To quote from a recent U.S. Naval Research Laboratory publication, “Hydrogenated graphene (graphane) will remain a powerful influence in the field of materials science not only for its own sake, but also for the lessons that it will impart to newer and more advanced 2D materials.” [Whitener, KE, “Review Article: Hydrogenated graphene: A user’s guide.” J. Vac. Sci. Technol. A 36, 05G401 (2018)]
Highly hydrogenated graphene (graphane), like graphene oxide and fluorinated graphene, also exhibits photoluminescence properties as a result of electronically unconnected conjugated polycyclic regions are that are formed as adatoms populate the graphene lattice. These areas show a range of absorption profiles and strongly fluorescent emission properties . Because of its white light fluorescence, optoelectronic features, and imaging capabilities, highly hydrogenated graphene has been proposed for use in such applications as quantum dots .
Hydrogenation endows graphene with some interesting magnetic properties. The interaction between hydrogen atoms distorts the planar graphene lattice, leading to the enhancement of spin-orbit interaction and the formation of local magnetic moments, hence ferromagnetism. Hydrogenated graphene is thus a promising candidate for magnetic data storage, spintronic devices and solid-state masers [1,2].
Researchers at the US Naval Research Lab have made significant progress towards the development of practical graphene-based low-power spintronic devices. They have incorporated hydrogenated graphene into these devices where it “serves as the tunnel barrier for spin injection into the graphene carrier channel of a nonlocal spin valve. The tunnel barrier is necessary to overcome the conductivity mismatch problem, and using hydrogenated graphene, it is possible to achieve significant levels of spin polarization.” 
Fully hydrogenated graphite or graphene, also known as graphane (CH)n, has a theoretical hydrogen storage capacity of 7.7 wt% . It is stable in air up to 400oC before it thermally decomposes to liberate gaseous hydrogen, H2 . The hydrogen stored within the graphane possesses a maximum volumetric density on the order of 135 g H2 L−1, over three times greater than hydrogen gas pressurized to 10,000 PSI , and significantly higher than the US Department of Energy’s target of 50 g H2 L-1 . This combination of features makes graphane a particularly promising material for hydrogen storage. [1-7].
Graphene is a zero-bandgap conductor while hydrogenated graphene is a semiconductor with a wide band gap.
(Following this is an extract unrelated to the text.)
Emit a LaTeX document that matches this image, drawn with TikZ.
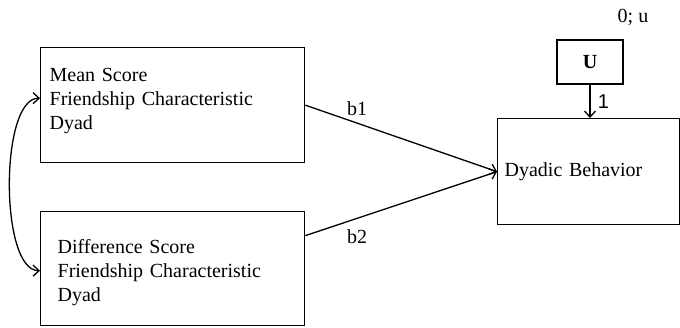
\documentclass[tikz,border=0pt]{standalone}
\usepackage{fontspec}
\setmainfont{Liberation Serif}
\newfontfamily\armfont{Liberation Sans}
\usetikzlibrary{arrows.meta}
\tikzstyle{block} = [rectangle, draw=black, line width=1.3pt, minimum width=264pt, minimum height=115pt, align=left, anchor=north west, font=\fontsize{20}{24}\selectfont]
\tikzstyle{outcome} = [rectangle, draw=black, line width=1.3pt, minimum width=182pt, minimum height=106pt, text width=168pt, inner xsep=7pt, align=left, anchor=north west, font=\fontsize{20}{24}\selectfont]
\tikzstyle{resid} = [rectangle, draw=black, line width=1.3pt, minimum width=66pt, minimum height=44pt, font=\fontsize{20}{24}\selectfont\bfseries]
\tikzstyle{lbl} = [font=\fontsize{20}{24}\selectfont]
\tikzstyle{arrow} = [line width=1.3pt,->,>={Straight Barb[length=6pt,width=11pt]}]

\begin{document}
\begin{tikzpicture}[x=1pt,y=1pt]
\useasboundingbox (0,0) rectangle (680,327);

\node (mean) [block, inner xsep=9pt, text width=246pt] at (40,280) {Mean Score\\Friendship Characteristic\\Dyad\rule[-12pt]{0pt}{12pt}};
\node (diff) [block, inner xsep=17pt, text width=230pt, minimum height=114pt] at (40,116) {\rule{0pt}{22pt}Difference Score\\Friendship Characteristic\\Dyad};
\node (dyad) [outcome] at (497,209) {Dyadic Behavior};
\node (u) [resid] at (590,265) {U};
\node (uvar) [lbl] at (633,310) {0; u};

\draw [arrow] (mean.east) -- node[lbl, pos=0.27, above=3pt] {b1} (dyad.west);
\draw [arrow] ([yshift=33pt]diff.east) -- node[lbl, pos=0.27, below=7pt] {b2} (dyad.west);
\draw [arrow] (u.south) -- node[right=4pt, font=\fontsize{20}{24}\selectfont\armfont] {1} (u.south |- dyad.north);
\draw [arrow, <->] ([yshift=7pt]mean.west) to[out=180, in=180, looseness=0.6] ([yshift=-2pt]diff.west);

\end{tikzpicture}
\end{document}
Interestingly, hydrogenated graphene has a tunable band gap that ranges from 0 eV to 5.4 eV depending on the level of hydrogenation, making it a semiconductor  of interest for optical and electronic devices [2-6]. With a variable bandgap and the potential for a high degree of functionalization, hydrogenated graphene exhibits fluorescence that can be modified for potential applications in sensors and other devices .